VisualPRM employs a step-level process reward model, whereas SophiaVL-R1 adopts a holistic-level thinking reward. The latter achieves an 18.1-point improvement on MathVerse (48.8 vs. 30.7), demonstrating that holistic-level evaluation is more effective for MLLM reasoning training, circumventing the rigidity and exploit vulnerabilities of step-level constraints.

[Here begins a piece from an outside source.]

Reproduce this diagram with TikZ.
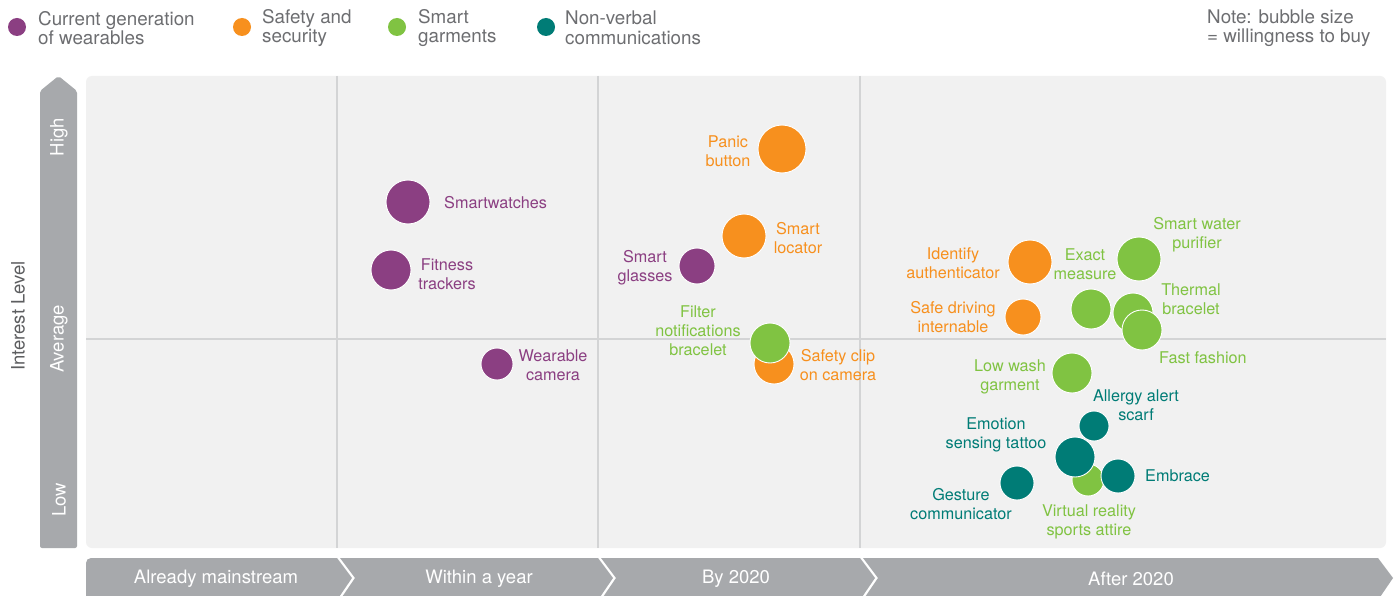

vs. Video-R1 / R1-OneVision

These works rely solely on rule-based outcome rewards without supervising the reasoning process. SophiaVL-R1 additionally incorporates thinking rewards, Trust-GRPO, and annealing, yielding more comprehensive reward signals and better generalization (MathVista 71.3 vs. R1-OneVision's 64.1).

Rating

  • Novelty: ⭐⭐⭐⭐ The triple combination of holistic-level thinking reward, Trust-GRPO reliability mechanism, and annealing strategy is novel, though each individual component is relatively straightforward.
  • Experimental Thoroughness: ⭐⭐⭐⭐ Seven benchmarks, detailed ablations, training curves, and VLRewardBench validation of the TRM are provided; experiments across different base models are lacking.
  • Writing Quality: ⭐⭐⭐⭐⭐ The logical chain from problem definition to analysis to solution is clear and complete, with concise and elegant mathematical derivations.
  • Value: ⭐⭐⭐⭐⭐ The work provides a practical and effective path toward process supervision in RL-based MLLM reasoning training, and the Trust-GRPO reliability estimation paradigm has broad applicability.